begin

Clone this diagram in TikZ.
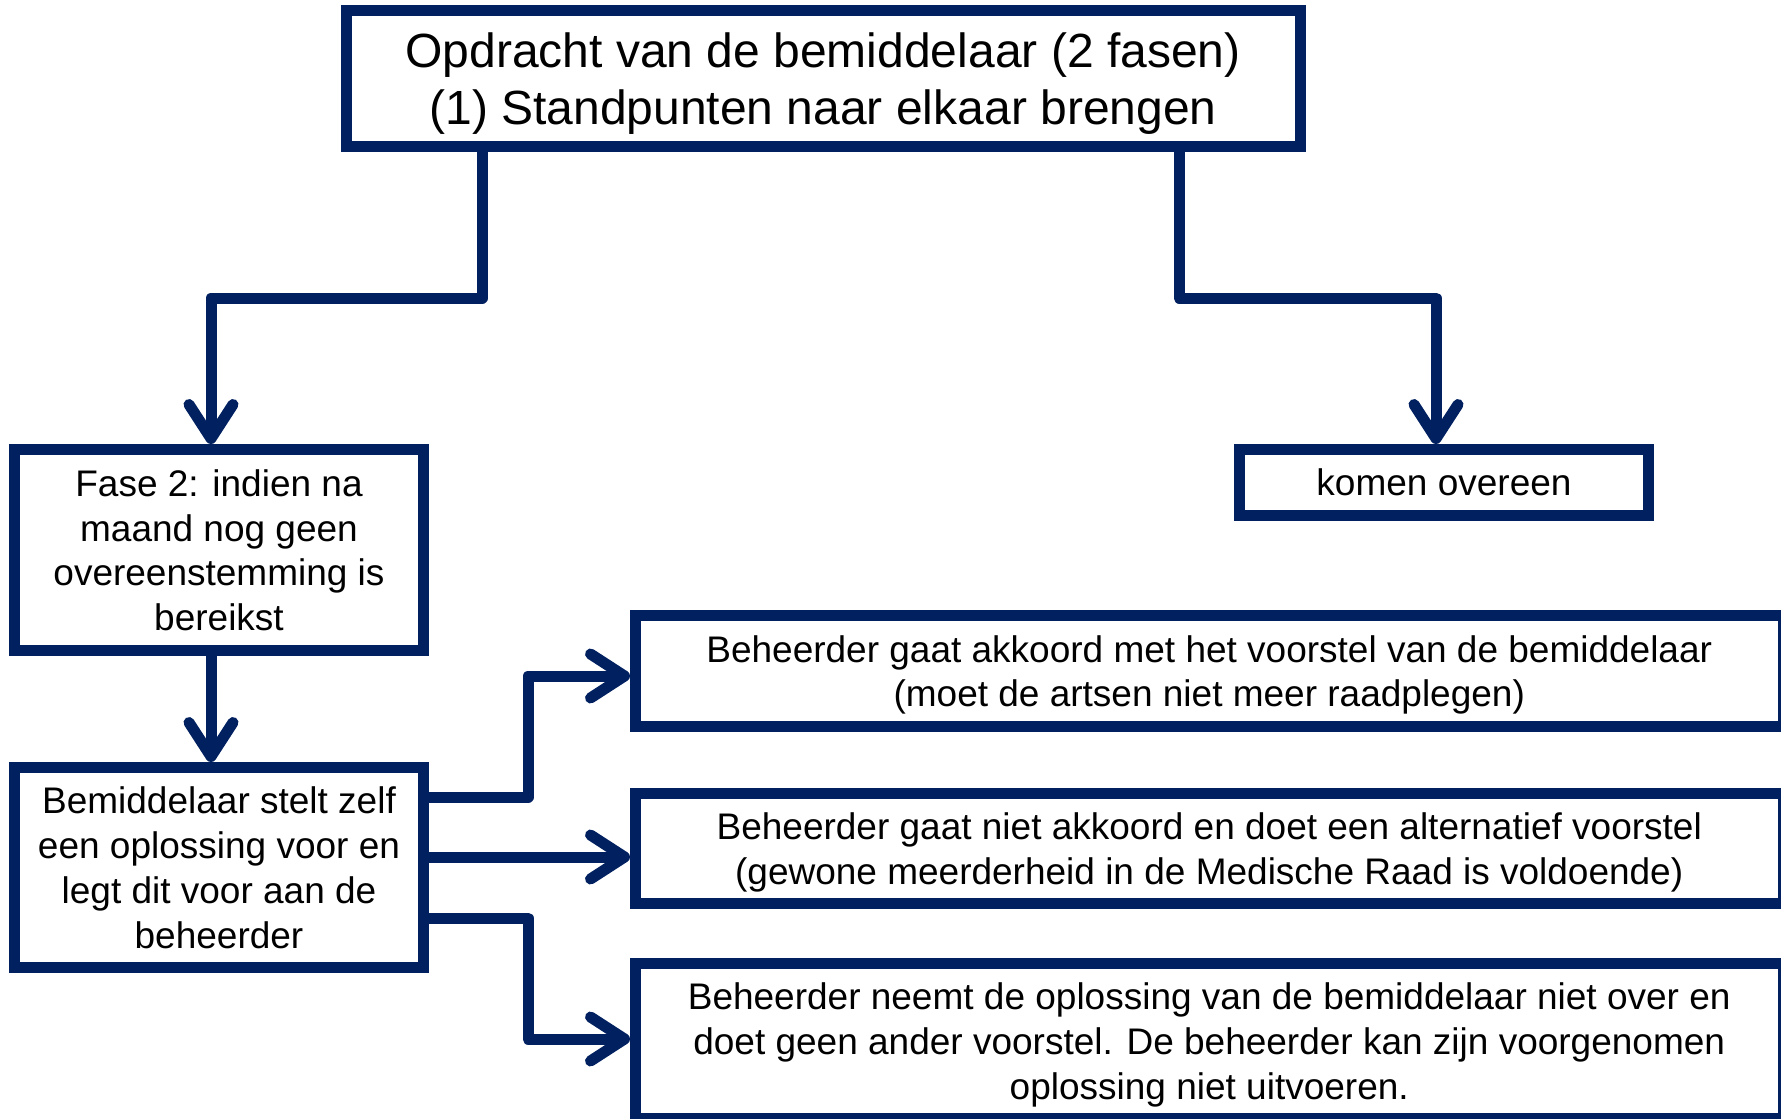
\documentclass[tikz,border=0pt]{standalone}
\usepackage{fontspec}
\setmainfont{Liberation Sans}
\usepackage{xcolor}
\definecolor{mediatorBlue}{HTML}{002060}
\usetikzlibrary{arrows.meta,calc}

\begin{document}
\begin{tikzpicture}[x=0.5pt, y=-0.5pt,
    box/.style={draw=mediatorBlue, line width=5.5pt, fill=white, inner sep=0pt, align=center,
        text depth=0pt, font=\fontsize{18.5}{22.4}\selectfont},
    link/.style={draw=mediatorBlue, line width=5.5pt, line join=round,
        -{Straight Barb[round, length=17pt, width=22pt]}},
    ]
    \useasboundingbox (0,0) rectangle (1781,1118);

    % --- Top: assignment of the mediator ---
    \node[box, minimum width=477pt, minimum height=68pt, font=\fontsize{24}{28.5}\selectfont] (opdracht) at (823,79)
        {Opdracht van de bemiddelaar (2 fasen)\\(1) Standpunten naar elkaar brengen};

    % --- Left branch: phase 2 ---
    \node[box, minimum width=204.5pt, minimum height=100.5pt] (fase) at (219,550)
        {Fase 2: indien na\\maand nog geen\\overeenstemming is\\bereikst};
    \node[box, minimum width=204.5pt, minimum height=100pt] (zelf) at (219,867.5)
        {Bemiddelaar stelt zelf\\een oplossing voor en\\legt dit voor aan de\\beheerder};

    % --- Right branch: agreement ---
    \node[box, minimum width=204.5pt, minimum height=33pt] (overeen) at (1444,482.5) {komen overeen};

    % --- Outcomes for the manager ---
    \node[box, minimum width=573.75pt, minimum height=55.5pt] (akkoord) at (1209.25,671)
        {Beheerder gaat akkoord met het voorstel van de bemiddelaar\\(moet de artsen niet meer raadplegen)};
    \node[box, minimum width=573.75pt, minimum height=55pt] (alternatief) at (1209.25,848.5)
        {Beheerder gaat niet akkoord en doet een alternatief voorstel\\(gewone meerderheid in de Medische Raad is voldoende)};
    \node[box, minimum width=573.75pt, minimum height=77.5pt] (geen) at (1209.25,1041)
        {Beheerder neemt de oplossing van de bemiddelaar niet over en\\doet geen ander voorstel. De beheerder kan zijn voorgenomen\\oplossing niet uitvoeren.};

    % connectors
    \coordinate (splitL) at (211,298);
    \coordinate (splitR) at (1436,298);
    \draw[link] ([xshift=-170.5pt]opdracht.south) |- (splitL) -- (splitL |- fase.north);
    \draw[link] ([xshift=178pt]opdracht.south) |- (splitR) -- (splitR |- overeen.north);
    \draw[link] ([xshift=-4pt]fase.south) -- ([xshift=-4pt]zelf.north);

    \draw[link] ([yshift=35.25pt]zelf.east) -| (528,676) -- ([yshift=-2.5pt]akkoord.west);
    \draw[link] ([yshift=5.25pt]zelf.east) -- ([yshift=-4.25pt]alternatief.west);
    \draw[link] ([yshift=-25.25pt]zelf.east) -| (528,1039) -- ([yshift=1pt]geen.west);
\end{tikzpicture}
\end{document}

end

◆ **Task requirements**:
Take the lines from the start of the material to the line with "width=204.5pt, minimum height=33pt]", both included, and transcribe them exactly without the pictures.

◆ **Response**:
Clone this diagram in TikZ.
\documentclass[tikz,border=0pt]{standalone}
\usepackage{fontspec}
\setmainfont{Liberation Sans}
\usepackage{xcolor}
\definecolor{mediatorBlue}{HTML}{002060}
\usetikzlibrary{arrows.meta,calc}

\begin{document}
\begin{tikzpicture}[x=0.5pt, y=-0.5pt,
    box/.style={draw=mediatorBlue, line width=5.5pt, fill=white, inner sep=0pt, align=center,
        text depth=0pt, font=\fontsize{18.5}{22.4}\selectfont},
    link/.style={draw=mediatorBlue, line width=5.5pt, line join=round,
        -{Straight Barb[round, length=17pt, width=22pt]}},
    ]
    \useasboundingbox (0,0) rectangle (1781,1118);

    % --- Top: assignment of the mediator ---
    \node[box, minimum width=477pt, minimum height=68pt, font=\fontsize{24}{28.5}\selectfont] (opdracht) at (823,79)
        {Opdracht van de bemiddelaar (2 fasen)\\(1) Standpunten naar elkaar brengen};

    % --- Left branch: phase 2 ---
    \node[box, minimum width=204.5pt, minimum height=100.5pt] (fase) at (219,550)
        {Fase 2: indien na\\maand nog geen\\overeenstemming is\\bereikst};
    \node[box, minimum width=204.5pt, minimum height=100pt] (zelf) at (219,867.5)
        {Bemiddelaar stelt zelf\\een oplossing voor en\\legt dit voor aan de\\beheerder};

    % --- Right branch: agreement ---
    \node[box, minimum width=204.5pt, minimum height=33pt] (overeen) at (1444,482.5) {komen overeen};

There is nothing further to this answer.